CFL approves rule changes for field goals, timeouts, but should keep thinking about safety
The CFL's rulebook is evolving rather than static, and it underwent some further changes Wednesday when the league's board of governors approved the two changes proposed by the rules committee: allowing video review on field goals/single-point conversions and allowing coaches to use both of their timeouts in the same half. Both changes seem reasonable: the CFL's seen a few questionable rulings on field goals and conversions over the last few years, so this should help reduce those, and removing the rule that allowed only one timeout per half should give coaches more strategy options. However, these are reasonably small-scale changes compared to some that were originally discussed. That's fine, but the CFL should be willing to pursue aggressive change again through the rules committee next year.
For now, these are reasonable changes, and they should make the game better. Expanded video review has worked very well for the league in most other areas, which makes sense; there's often a better view of a particular play available through different camera angles or slow-motion playback, and there's no reason not to use that information when it's out there. We've occasionally seen field goals that looked good on first glance and were called good by the on-field officials, but later looked more questionable on video; the inability to have those reviewed may well have swung some games. This change is a step in favour of accurate calls, and that's always a good thing. Similarly, reducing the timeout restrictions seems reasonable; it should put extra emphasis on when to use a timeout (although coaches are still only allowed one within the final three minutes of the second half), and adding to the game's strategy seems positive.
The most notable proposed change this year never even made it to this step, though. That would be the plan to reduce cut blocks, which are already illegal on special-teams plays and downfield passes; the idea was to make cut blocks illegal outside of the tackle box (and adjacent players) on running plays as well. That change was tabled at the rules committee level, though, and never advanced to the board of governors. Sure, the rule was far from perfect, and there wasn't a great explanation for why the league wanted to take out cut blocks outside the tackle box but permit them inside it (the exact opposite approach to the NFL), so perhaps it makes sense to wait and see how things go with the NFL's new cut-block rule before trying to expand the CFL one.
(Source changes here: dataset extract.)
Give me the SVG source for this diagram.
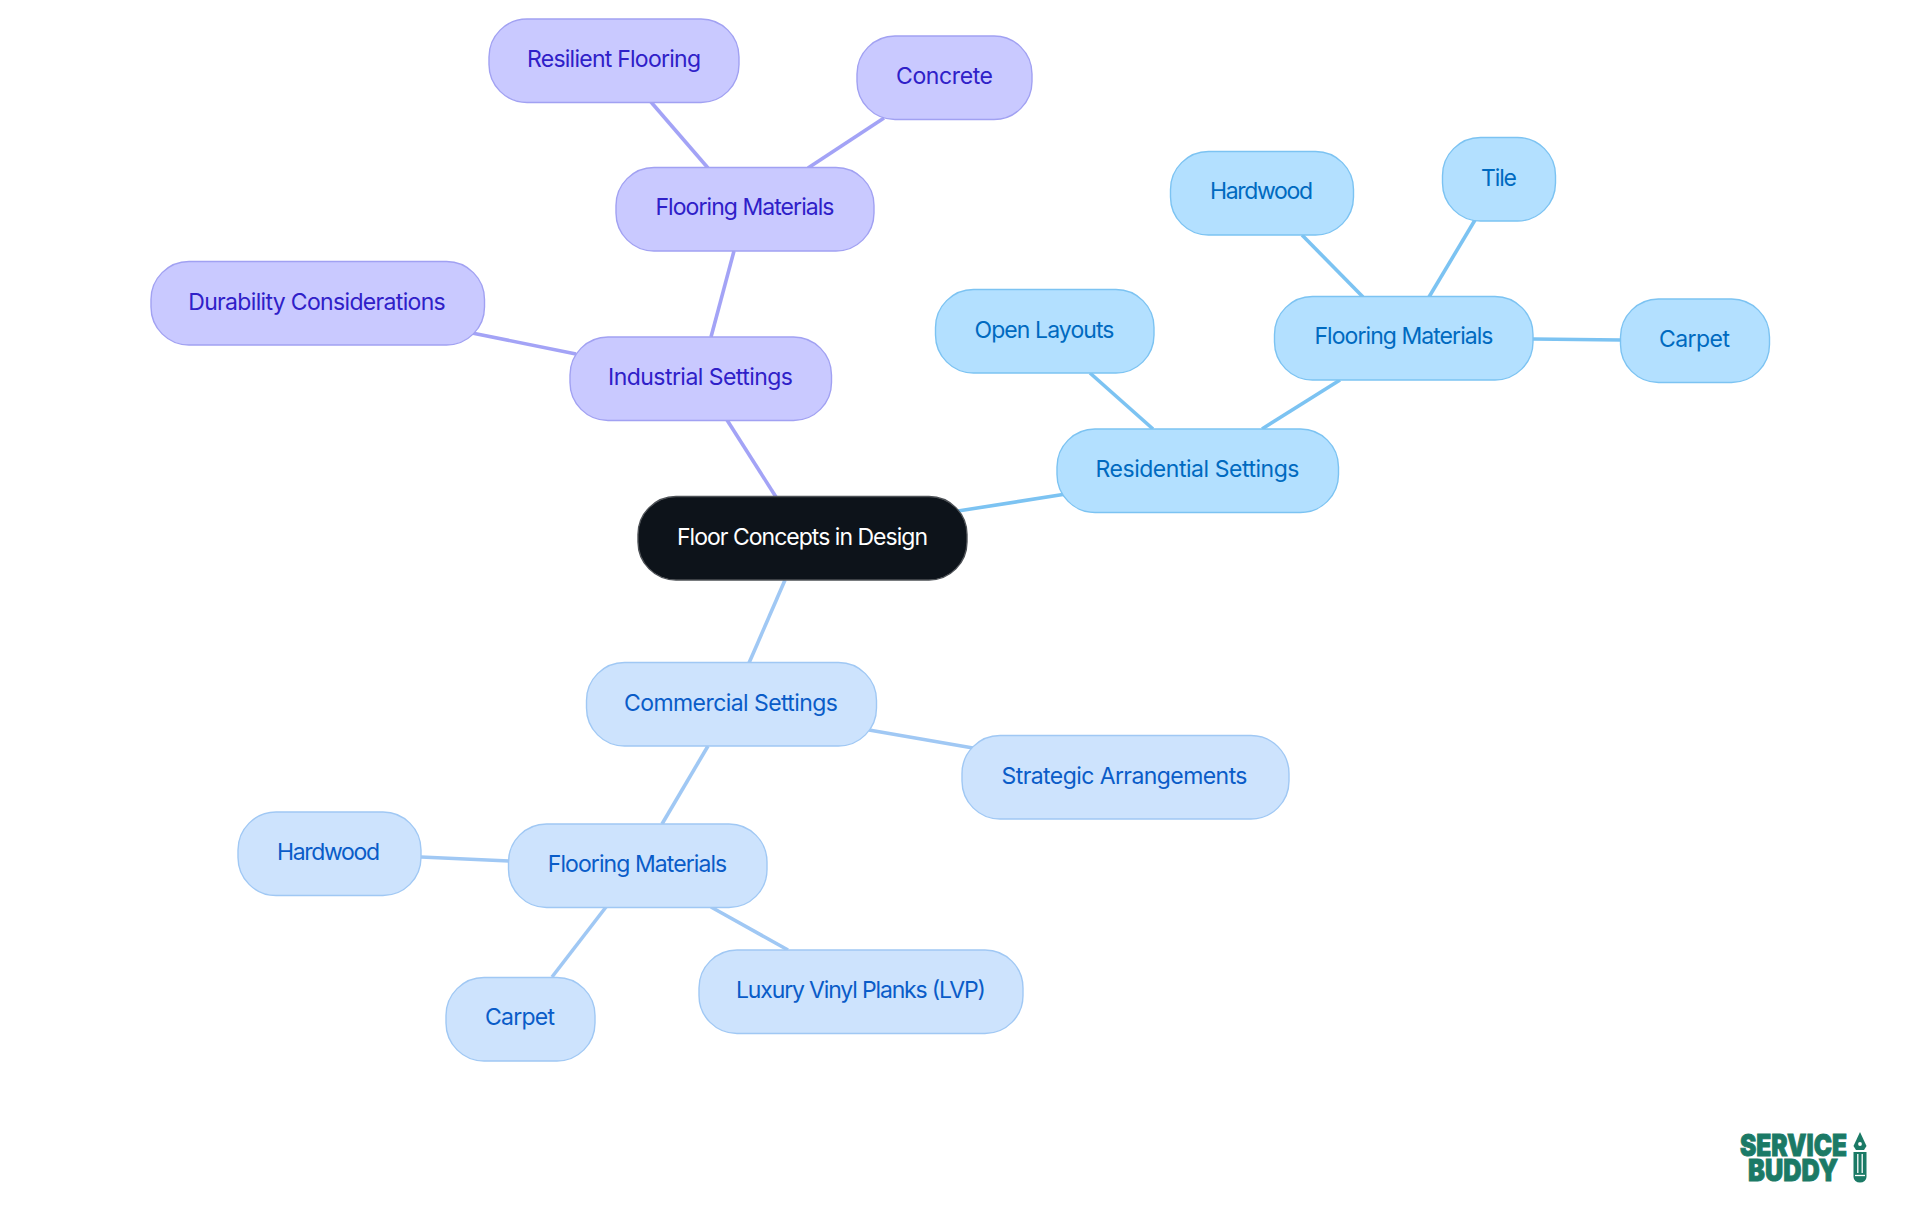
<svg xmlns="http://www.w3.org/2000/svg" width="1920" height="1215" viewBox="0 0 1920 1215">
<style>
.n{stroke-width:1.4}
text{font-family:"Inter","Noto Sans","Liberation Sans",sans-serif;font-size:23px;font-weight:380;text-anchor:middle}
.p rect{fill:#c9c9ff;stroke:#a1a1f2}.p text{fill:#2f20c8}
.s rect{fill:#b3e0ff;stroke:#7cc3f2}.s text{fill:#006ac0}
.c rect{fill:#cde3fd;stroke:#a0c8f4}.c text{fill:#0a5cc8}
.r rect{fill:#0d131a;stroke:#4d5156}.r text{fill:#fff}
#connectors line{stroke-width:3.6;stroke-linecap:butt}
.lp{stroke:#a3a3f6}.ls{stroke:#7cc3f2}.lc{stroke:#a0c8f4}
text.logo{font-family:"Inter","Liberation Sans",sans-serif;font-weight:900;font-size:30px;fill:#1b7a66;stroke:#1b7a66;stroke-width:.9;text-anchor:start}
</style>
<rect width="1920" height="1215" fill="#fff"/>
<g id="connectors">
<line class="lp" x1="651" y1="102" x2="708" y2="168"/>
<line class="lp" x1="884" y1="118" x2="808" y2="168"/>
<line class="lp" x1="734" y1="251" x2="711" y2="337"/>
<line class="lp" x1="472" y1="333" x2="576" y2="354"/>
<line class="lp" x1="727" y1="420" x2="776" y2="497"/>
<line class="lc" x1="785" y1="580" x2="749" y2="663"/>
<line class="ls" x1="958" y1="511" x2="1066" y2="494"/>
<line class="ls" x1="1090" y1="373" x2="1153" y2="429"/>
<line class="ls" x1="1340" y1="380" x2="1262" y2="429"/>
<line class="ls" x1="1302" y1="235" x2="1363" y2="297"/>
<line class="ls" x1="1475" y1="220" x2="1429" y2="297"/>
<line class="ls" x1="1533" y1="339" x2="1621" y2="340"/>
<line class="lc" x1="869" y1="730" x2="973" y2="748"/>
<line class="lc" x1="708" y1="746" x2="662" y2="824"/>
<line class="lc" x1="421" y1="857" x2="509" y2="861"/>
<line class="lc" x1="606" y1="907" x2="552" y2="977"/>
<line class="lc" x1="711" y1="907" x2="788" y2="950"/>
</g>
<g id="root" class="r"><rect class="n" x="638" y="496.500" width="329" height="83.500" rx="38"/><text x="802.500" y="544.500" textLength="251">Floor Concepts in Design</text></g>
<g id="industrial" class="p"><rect class="n" x="570" y="337" width="261.500" height="83.500" rx="38"/><text x="700.500" y="384.800" textLength="185">Industrial Settings</text></g>
<g id="industrial-flooring" class="p"><rect class="n" x="616" y="167.500" width="258" height="83.500" rx="38"/><text x="745" y="214.800" textLength="179">Flooring Materials</text></g>
<g id="resilient" class="p"><rect class="n" x="489" y="19" width="250" height="83.500" rx="38"/><text x="614" y="66.800" textLength="174">Resilient Flooring</text></g>
<g id="concrete" class="p"><rect class="n" x="857" y="36" width="175" height="83.500" rx="38"/><text x="944.500" y="84" textLength="97">Concrete</text></g>
<g id="durability" class="p"><rect class="n" x="151" y="261.500" width="333.500" height="83.500" rx="38"/><text x="317" y="309.500" textLength="257.500">Durability Considerations</text></g>
<g id="residential" class="s"><rect class="n" x="1057" y="429" width="281.500" height="83.500" rx="38"/><text x="1197.500" y="477" textLength="204">Residential Settings</text></g>
<g id="open-layouts" class="s"><rect class="n" x="935.500" y="289.500" width="218.500" height="83.500" rx="38"/><text x="1044.500" y="337.500" textLength="140">Open Layouts</text></g>
<g id="residential-flooring" class="s"><rect class="n" x="1274.500" y="296.500" width="258.500" height="83.500" rx="38"/><text x="1404" y="344" textLength="179">Flooring Materials</text></g>
<g id="residential-hardwood" class="s"><rect class="n" x="1170.500" y="151.500" width="183" height="83.500" rx="38"/><text x="1261.500" y="198.800" textLength="103">Hardwood</text></g>
<g id="tile" class="s"><rect class="n" x="1442.500" y="137.500" width="113" height="83.500" rx="38"/><text x="1499" y="185.500" textLength="36">Tile</text></g>
<g id="residential-carpet" class="s"><rect class="n" x="1620.500" y="299" width="149" height="83.500" rx="38"/><text x="1694.500" y="347" textLength="71">Carpet</text></g>
<g id="commercial" class="c"><rect class="n" x="586.500" y="662.500" width="290" height="83.500" rx="38"/><text x="731" y="710.500" textLength="214">Commercial Settings</text></g>
<g id="strategic" class="c"><rect class="n" x="962" y="735.500" width="327" height="83.500" rx="38"/><text x="1124.500" y="784" textLength="246">Strategic Arrangements</text></g>
<g id="commercial-flooring" class="c"><rect class="n" x="508.500" y="824" width="258.500" height="83.500" rx="38"/><text x="637.500" y="872" textLength="179.500">Flooring Materials</text></g>
<g id="commercial-hardwood" class="c"><rect class="n" x="238" y="812" width="183" height="83.500" rx="38"/><text x="328.500" y="860" textLength="103">Hardwood</text></g>
<g id="commercial-carpet" class="c"><rect class="n" x="446" y="977.500" width="149" height="83.500" rx="38"/><text x="520" y="1025" textLength="70">Carpet</text></g>
<g id="lvp" class="c"><rect class="n" x="699" y="950" width="324" height="83.500" rx="38"/><text x="861" y="998" textLength="250">Luxury Vinyl Planks (LVP)</text></g>
<g id="logo">
<text class="logo"><tspan x="1740" y="1155.500" textLength="107" lengthAdjust="spacingAndGlyphs">SERVICE</tspan><tspan x="1748" y="1180.500" textLength="90" lengthAdjust="spacingAndGlyphs">BUDDY</tspan></text>
<path d="M1860 1132l6.500 14-2.500 4h-8l-2.500-4z" fill="#1b7a66"/>
<path d="M1853.500 1152h13v25a6.500 5.500 0 0 1-13 0z" fill="#1b7a66"/>
<path d="M1857.800 1154v19M1862.200 1154v19" stroke="#fff" stroke-width="1.300" fill="none"/>
<path d="M1855 1175.500h10" stroke="#fff" stroke-width="1.300"/>
<circle cx="1860" cy="1144" r="1.900" fill="#fff"/>
</g>
</svg>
Safety issues are still a vital concern for the CFL's future, though, and reducing the number of cut blocks is a key step there. Possible safety-based rule changes go beyond that, too; the league should also be keeping a very close watch on how the NFL's rule prohibiting running backs from leading with their helmets works out. The changes the CFL eventually approved this year are fine, but they're not dramatic and they're not terribly controversial; they also don't really do anything to improve player safety. Just because a safety-focused change didn't make it through this year doesn't mean the league should abandon efforts on that front. The CFL considers a significant number of potential changes every year (director of officiating Tom Higgins estimated in 2011 that they start with 50 or 60 annually, his department winnows them down to 15 to 25, talks those through with the rules committee, and then the committee fully considers eight to 10), so it's likely some safety-based ideas will come up again, especially given the NFL's moves on that front. When they do, the league should again give them full consideration. Small changes are fine, but big changes shouldn't be forgotten about either.